WHAT YOU SHOULD DO | Below are some records. Retype exactly the lines from the one containing "Write a component" through the one containing "EU-SILC - SOEP');", both included, skipping every picture.

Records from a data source

— Begin —

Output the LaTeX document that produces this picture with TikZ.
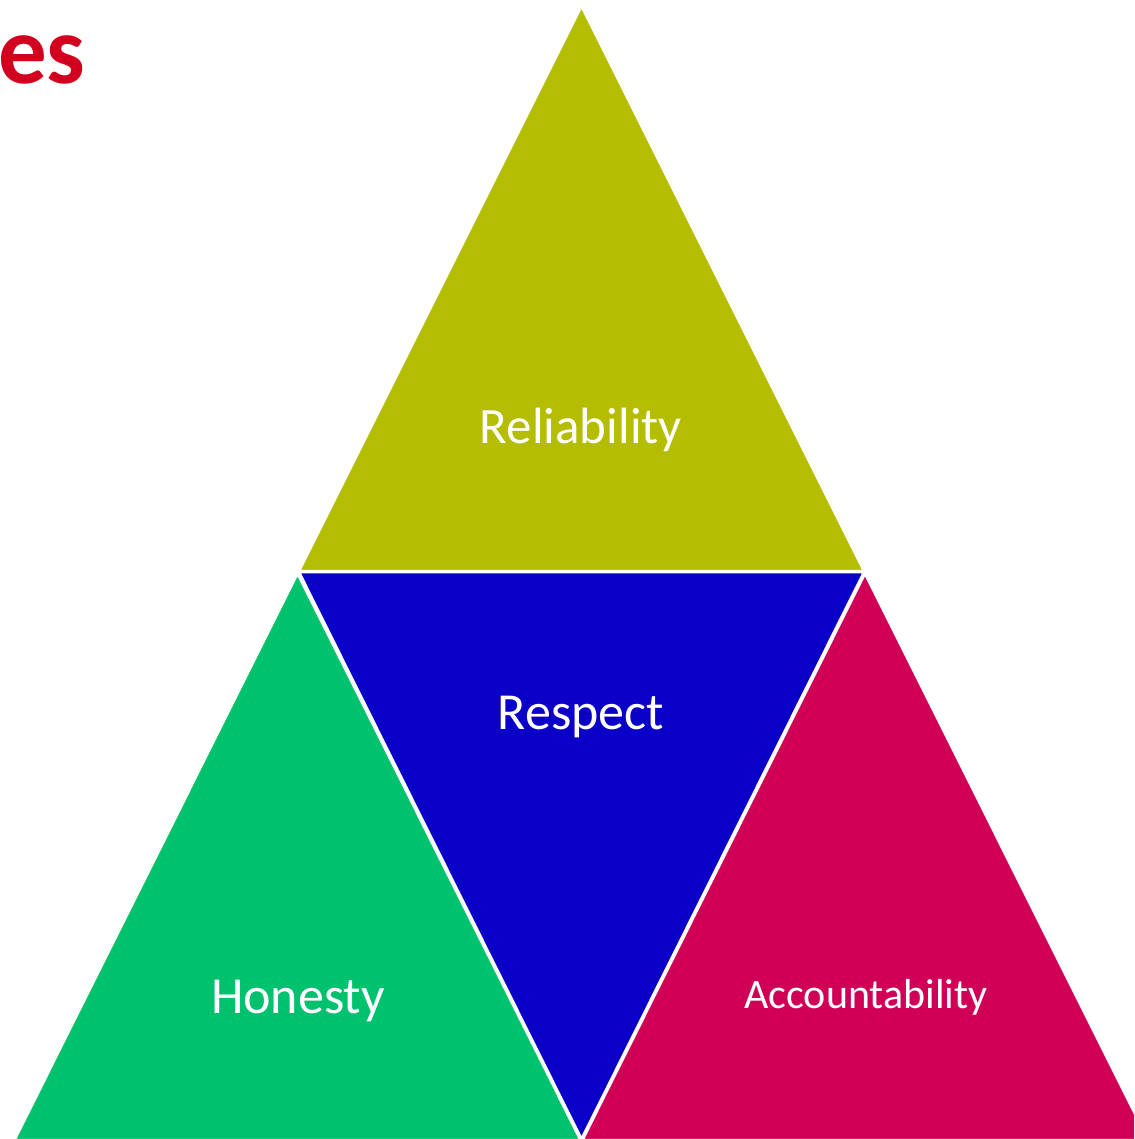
\documentclass[tikz,border=0pt]{standalone}
\usepackage{fontspec}
\setmainfont{Carlito}
\definecolor{relcol}{RGB}{181,189,0}
\definecolor{rescol}{RGB}{10,0,200}
\definecolor{honcol}{RGB}{0,194,110}
\definecolor{acccol}{RGB}{208,0,87}
\definecolor{titlered}{RGB}{210,0,30}
\begin{document}
\begin{tikzpicture}[x=1pt,y=-1pt,
  tri/.style={draw=white,line width=2.5pt,line join=miter},
  lbl/.style={text=white,inner sep=0pt,anchor=base}]
\useasboundingbox (0,0) rectangle (1134,1139);
\begin{scope}
\clip (0,0) rectangle (1134,1139);
\fill[white] (0,0) rectangle (1134,1139);
\draw[tri,fill=relcol] (581.5,6) -- (864,571) -- (299,571) -- cycle;
\draw[tri,fill=honcol] (297.5,573.5) -- (580.5,1140) -- (14.5,1140) -- cycle;
\draw[tri,fill=rescol] (299,572) -- (864,572) -- (581.5,1139) -- cycle;
\draw[tri,fill=acccol] (865,573.5) -- (1148,1140) -- (582.5,1140) -- cycle;
\node[lbl,font=\fontsize{51}{60}\selectfont] (rel) at (581,443) {Reliability};
\node[lbl,font=\fontsize{52}{62}\selectfont] (res) at (581,729) {Respect};
\node[lbl,font=\fontsize{52}{62}\selectfont] (hon) at (298,1013) {Honesty};
\node[lbl,font=\fontsize{42}{50}\selectfont] (acc) at (866,1008) {Accountability};
\node[inner sep=0pt,anchor=base west,text=titlered,font=\bfseries\fontsize{97}{112}\selectfont] (title) at (-2,84) {es};
\end{scope}
\end{tikzpicture}
\end{document}
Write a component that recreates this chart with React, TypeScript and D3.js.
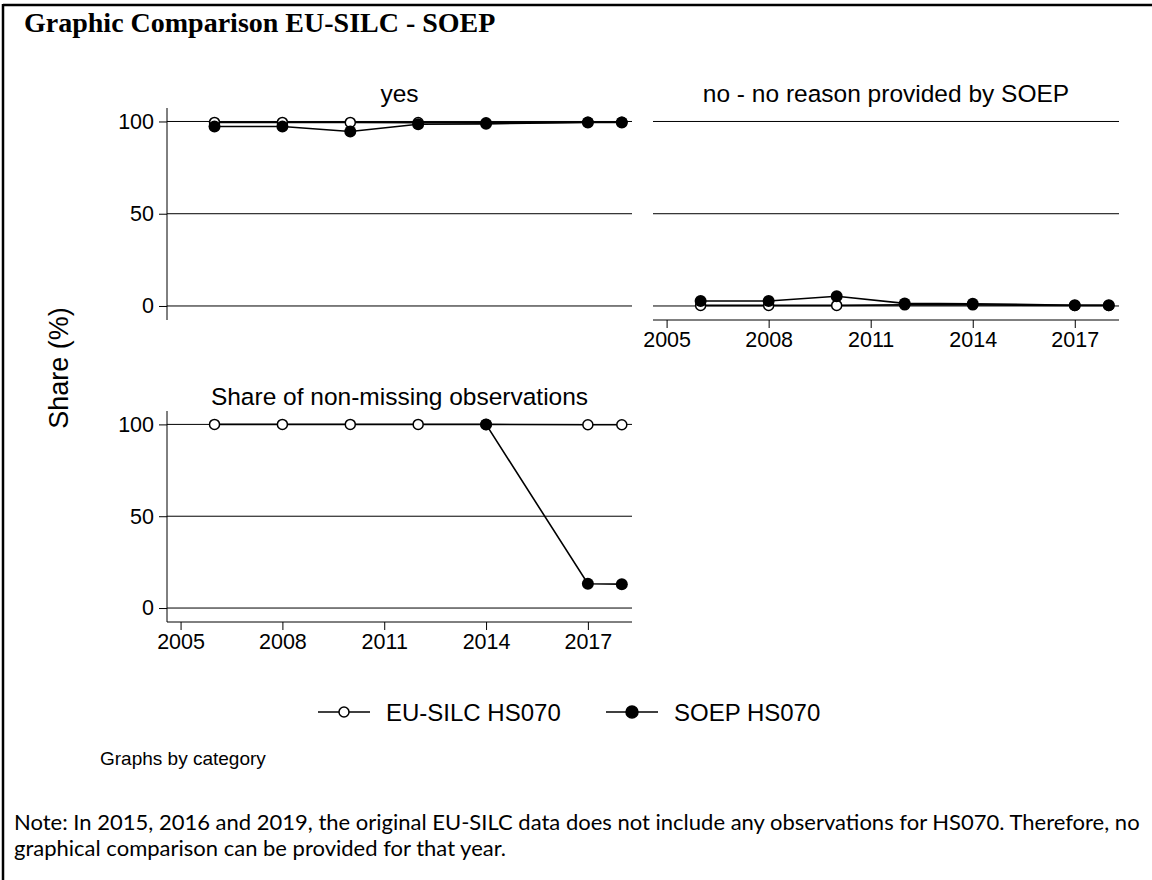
import React, { useEffect, useRef } from 'react';
import * as d3 from 'd3';

// Years observed in the data
const years = [2006, 2008, 2010, 2012, 2014, 2017, 2018];
const xTicks = [2005, 2008, 2011, 2014, 2017];
const yTicks = [0, 50, 100];

// Panel: yes
const yesEuSilc = [99.5, 99.5, 99.5, 99.4, 99.3, 99.6, 99.6];
const yesSoep = [97.3, 97.3, 94.6, 98.5, 98.7, 99.5, 99.5];

// Panel: no - no reason provided by SOEP
const noEuSilc = [0.3, 0.3, 0.3, 0.6, 0.6, 0.3, 0.3];
const noSoep = [2.7, 2.7, 5.3, 1.4, 1.2, 0.4, 0.4];

// Panel: share of non-missing observations
const shareEuSilc = [100, 100, 100, 100, 100, 99.8, 99.8];
const shareYears = [2014, 2017, 2018];
const shareSoep = [100, 13.2, 13.0];

const panelNames = ['yes', 'no - no reason provided by SOEP', 'Share of non-missing observations'];
const seriesNames = ['EU-SILC HS070', 'SOEP HS070'];

const W = 1152;
const H = 880;
const AX = 'Arial, "Liberation Sans", sans-serif';

const App: React.FC = () => {
  const svgRef = useRef<SVGSVGElement>(null);

  useEffect(() => {
    if (!svgRef.current) return;
    const svg = d3.select(svgRef.current);
    svg.selectAll('*').remove();

    svg.append('rect').attr('width', W).attr('height', H).attr('fill', '#fff');

    // frame (top and left only visible)
    svg.append('line').attr('x1', 3).attr('x2', W).attr('y1', 5).attr('y2', 5)
      .attr('stroke', '#000').attr('stroke-width', 2.5);
    svg.append('line').attr('x1', 3).attr('x2', 3).attr('y1', 4).attr('y2', H)
      .attr('stroke', '#000').attr('stroke-width', 2.5);

    svg.append('text')
      .attr('x', 24).attr('y', 32)
      .attr('font-family', '"Liberation Serif", "Times New Roman", serif')
      .attr('font-weight', 'bold').attr('font-size', 28)
      .text('Graphic Comparison EU-SILC - SOEP');

    const panels = [
      { name: panelNames[0], left: 167, right: 632, top: 108, bottom: 320, yAxis: true, xAxis: false,
        eu: years.map((y, i) => ({ x: y, v: yesEuSilc[i] })), so: years.map((y, i) => ({ x: y, v: yesSoep[i] })) },
      { name: panelNames[1], left: 653, right: 1119, top: 108, bottom: 320, yAxis: false, xAxis: true,
        eu: years.map((y, i) => ({ x: y, v: noEuSilc[i] })), so: years.map((y, i) => ({ x: y, v: noSoep[i] })) },
      { name: panelNames[2], left: 167, right: 632, top: 411, bottom: 622, yAxis: true, xAxis: true,
        eu: years.map((y, i) => ({ x: y, v: shareEuSilc[i] })), so: shareYears.map((y, i) => ({ x: y, v: shareSoep[i] })) },
    ];

    panels.forEach(p => {
      const x = d3.scaleLinear().domain([2004.6, 2018.3]).range([p.left, p.right]);
      const y = d3.scaleLinear().domain([-7.6, 107.3]).range([p.bottom, p.top]);
      const g = svg.append('g');

      // strip title
      g.append('text')
        .attr('x', (p.left + p.right) / 2).attr('y', p.top - 6)
        .attr('text-anchor', 'middle')
        .attr('font-family', AX).attr('font-size', 24.5)
        .text(p.name);

      // gridlines
      g.selectAll('.grid').data(yTicks).enter().append('line')
        .attr('x1', p.left).attr('x2', p.right)
        .attr('y1', d => y(d)).attr('y2', d => y(d))
        .attr('stroke', '#000').attr('stroke-width', 1);

      if (p.yAxis) {
        const ya = g.append('g').attr('transform', `translate(${p.left},0)`)
          .call(d3.axisLeft(y).tickValues(yTicks).tickSize(8).tickPadding(5));
        ya.select('.domain').attr('d', `M0,${p.top}V${p.bottom}`).attr('stroke', '#000');
        ya.selectAll('text').attr('font-family', AX).attr('font-size', 21.5).attr('fill', '#000');
      }
      if (p.xAxis) {
        const xa = g.append('g').attr('transform', `translate(0,${p.bottom})`)
          .call(d3.axisBottom(x).tickValues(xTicks).tickFormat(d3.format('d')).tickSize(8).tickPadding(4));
        xa.select('.domain').attr('d', `M${p.left},0H${p.right}`).attr('stroke', '#000');
        xa.selectAll('text').attr('font-family', AX).attr('font-size', 21.5).attr('fill', '#000');
      }

      const line = d3.line<{ x: number; v: number }>().x(d => x(d.x)).y(d => y(d.v));

      g.append('path').datum(p.eu).attr('d', line).attr('fill', 'none')
        .attr('stroke', '#000').attr('stroke-width', 1.6);
      g.append('path').datum(p.so).attr('d', line).attr('fill', 'none')
        .attr('stroke', '#000').attr('stroke-width', 1.6);

      g.selectAll('.eu').data(p.eu).enter().append('circle')
        .attr('cx', d => x(d.x)).attr('cy', d => y(d.v)).attr('r', 5)
        .attr('fill', '#fff').attr('stroke', '#000').attr('stroke-width', 1.5);
      g.selectAll('.so').data(p.so).enter().append('circle')
        .attr('cx', d => x(d.x)).attr('cy', d => y(d.v)).attr('r', 6)
        .attr('fill', '#000');
    });

    // y title
    svg.append('text')
      .attr('transform', 'translate(68,368) rotate(-90)')
      .attr('text-anchor', 'middle')
      .attr('font-family', AX).attr('font-size', 27)
      .text('Share (%)');

    // legend
    const legend = [
      { name: seriesNames[0], x: 318, filled: false },
      { name: seriesNames[1], x: 606, filled: true },
    ];
    legend.forEach(l => {
      const lg = svg.append('g').attr('transform', `translate(${l.x},712)`);
      lg.append('line').attr('x1', 0).attr('x2', 52).attr('y1', 0).attr('y2', 0)
        .attr('stroke', '#000').attr('stroke-width', 1.6);
      lg.append('circle').attr('cx', 26).attr('cy', 0).attr('r', l.filled ? 6 : 5)
        .attr('fill', l.filled ? '#000' : '#fff').attr('stroke', '#000').attr('stroke-width', 1.5);
      lg.append('text').attr('x', 68).attr('y', 8.5)
        .attr('font-family', AX).attr('font-size', 24)
        .text(l.name);
    });

    svg.append('text')
      .attr('x', 100).attr('y', 765)
      .attr('font-family', AX).attr('font-size', 19)
      .text('Graphs by category');

    const noteLines = [
      'Note: In 2015, 2016 and 2019, the original EU-SILC data does not include any observations for HS070. Therefore, no',
      'graphical comparison can be provided for that year.',
    ];
    svg.selectAll('.note').data(noteLines).enter().append('text')
      .attr('x', 14).attr('y', (d, i) => 830 + i * 26)
      .attr('font-family', 'Lato, "Open Sans", sans-serif').attr('font-size', 22)
      .text(d => d);
  }, []);

  return (
    <div style={{ position: 'absolute', left: 0, top: 0 }}>
      <svg ref={svgRef} width={W} height={H} style={{ display: 'block' }} />
    </div>
  );
};

export default App;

— End —

FINISHED TASK |
Write a component that recreates this chart with React, TypeScript and D3.js.
import React, { useEffect, useRef } from 'react';
import * as d3 from 'd3';

// Years observed in the data
const years = [2006, 2008, 2010, 2012, 2014, 2017, 2018];
const xTicks = [2005, 2008, 2011, 2014, 2017];
const yTicks = [0, 50, 100];

// Panel: yes
const yesEuSilc = [99.5, 99.5, 99.5, 99.4, 99.3, 99.6, 99.6];
const yesSoep = [97.3, 97.3, 94.6, 98.5, 98.7, 99.5, 99.5];

// Panel: no - no reason provided by SOEP
const noEuSilc = [0.3, 0.3, 0.3, 0.6, 0.6, 0.3, 0.3];
const noSoep = [2.7, 2.7, 5.3, 1.4, 1.2, 0.4, 0.4];

// Panel: share of non-missing observations
const shareEuSilc = [100, 100, 100, 100, 100, 99.8, 99.8];
const shareYears = [2014, 2017, 2018];
const shareSoep = [100, 13.2, 13.0];

const panelNames = ['yes', 'no - no reason provided by SOEP', 'Share of non-missing observations'];
const seriesNames = ['EU-SILC HS070', 'SOEP HS070'];

const W = 1152;
const H = 880;
const AX = 'Arial, "Liberation Sans", sans-serif';

const App: React.FC = () => {
  const svgRef = useRef<SVGSVGElement>(null);

  useEffect(() => {
    if (!svgRef.current) return;
    const svg = d3.select(svgRef.current);
    svg.selectAll('*').remove();

    svg.append('rect').attr('width', W).attr('height', H).attr('fill', '#fff');

    // frame (top and left only visible)
    svg.append('line').attr('x1', 3).attr('x2', W).attr('y1', 5).attr('y2', 5)
      .attr('stroke', '#000').attr('stroke-width', 2.5);
    svg.append('line').attr('x1', 3).attr('x2', 3).attr('y1', 4).attr('y2', H)
      .attr('stroke', '#000').attr('stroke-width', 2.5);

    svg.append('text')
      .attr('x', 24).attr('y', 32)
      .attr('font-family', '"Liberation Serif", "Times New Roman", serif')
      .attr('font-weight', 'bold').attr('font-size', 28)
      .text('Graphic Comparison EU-SILC - SOEP');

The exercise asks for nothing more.